With Dr. Bruce Hartung
Responses to the April “Pressure Points” have been swift, often deeply felt, and helpful. That column focused on supporting our returning soldiers, the need to deepen our sensitivities to them, and the traumas they may have experienced, and our specific task to better understand Post-Traumatic Stress Disorder.
Here is one response from a returning National Guard chaplain, after two deployments to Afghanistan:
“I, too, have seen firsthand how soldiers leaving theater go home with a host of physical, emotional, psychological, and spiritual issues.
“With more and more Guard and Reserve soldiers being deployed, we’re finding a larger population of military returning directly to their homes rather than to active military bases where support systems are already in place.
I think of five soldiers who I debriefed one week prior to their return to the States — who were just involved in the death of a young Afghan girl when she ran in front of their vehicle. I wondered (no, worried) what was going to happen to them when they returned home. How would they deal with the trauma when being greeted by their own children?
“How can we build a bridge between the returning soldiers and the local congregations? Congregations are ‘safe,’ in that they aren’t a government bureaucracy. Congregations definitely have the hope that these soldiers (and their families) need to hear.
“I tell congregations these points:
“1. Guard/Reserve units come from the local community. Every church knows when a local unit is leaving and returning. Make it a point to welcome the soldiers back.

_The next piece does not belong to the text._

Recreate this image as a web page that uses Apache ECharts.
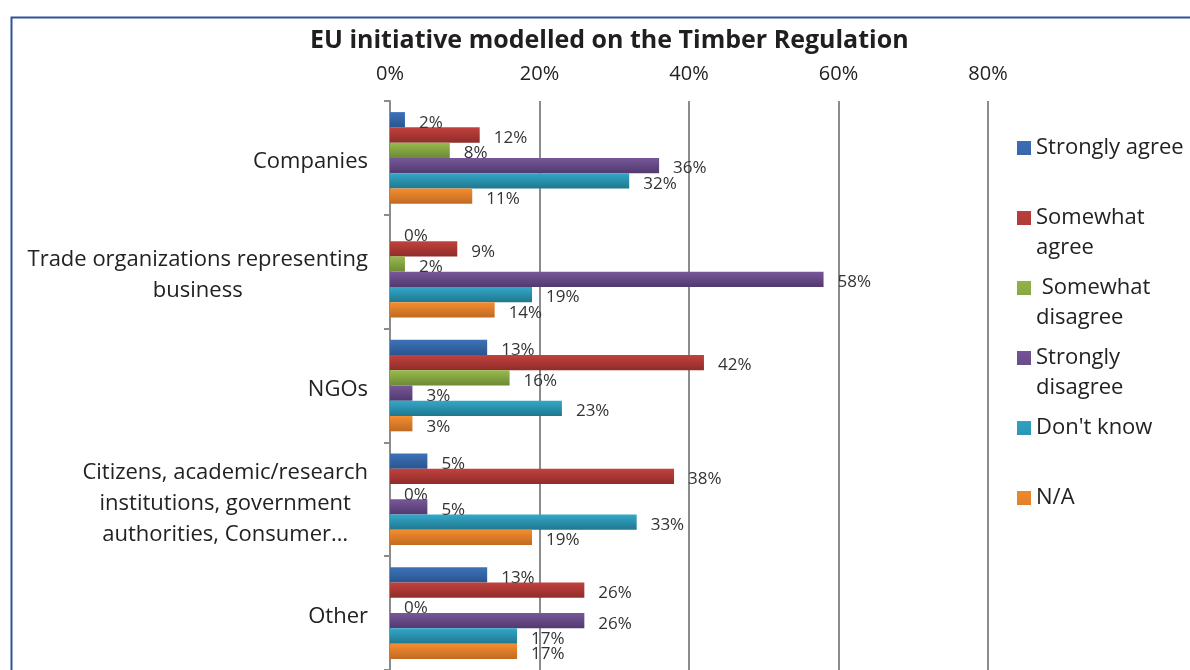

“2. What do churches excel at? Potluck dinners! When a unit returns, take fliers to the local armory, inviting soldiers and their families to a welcome-back dinner at the church.”
Overriding points include understanding the dynamics of trauma and intentionally developing a strategy for reaching out to returning servicepersons individually and as groups. When a National Guard or Reserve unit is activated and deployed, an entire community is involved.
Another reader wrote, offering information about a support contact provided by our military. It can be accessed by calling (800) 342-9647, or through the Web site www.militaryonesource.com. Confidential counselors are available. Every pastor and church worker should be familiar with this Web site, as it has multiple resources available for military persons and their families.
Returning active duty personnel other than Guard or Reserve often return individually — and therefore by themselves — to their communities, rather than in a group.
The reader who suggested the Web site is a mother whose son has been deployed twice and is expected to be deployed for a time this fall.
“When our son was over there with his first deployment, he lost three Army friends in the same convoy bombing,” she wrote. “He had just eaten lunch with them and then they went out to the convoy.”
While the Army will provide support services, folks like this woman’s son return to our communities with vivid and often painful memories of their experiences. We do need to be actively by their side.
A third reader wrote, “As a Vietnam combat veteran, it means so much to hear this kind of reply. Combat veterans and others who have suffered from trauma need to be better understood. As you pointed out, it is impossible for anyone who hasn’t been there to really understand, but they can better educate themselves.”
Finally, a reader asks this: “As Jesus proves his trustworthiness and provides me support, where are the brothers and sisters who will stand by me in this experience, and what are others doing, as they receive their daily spiritual bread, to fight this PTSD fight?”
I believe with all my heart that we in the Body of Christ stand by our sisters and brothers, empowered by God’s Holy Spirit to do so. We do that as we intentionally connect with each other — often getting out of our comfort zones, as we educate ourselves about those things that affect people, and as we provide understanding, support, and care in the name of our Christ.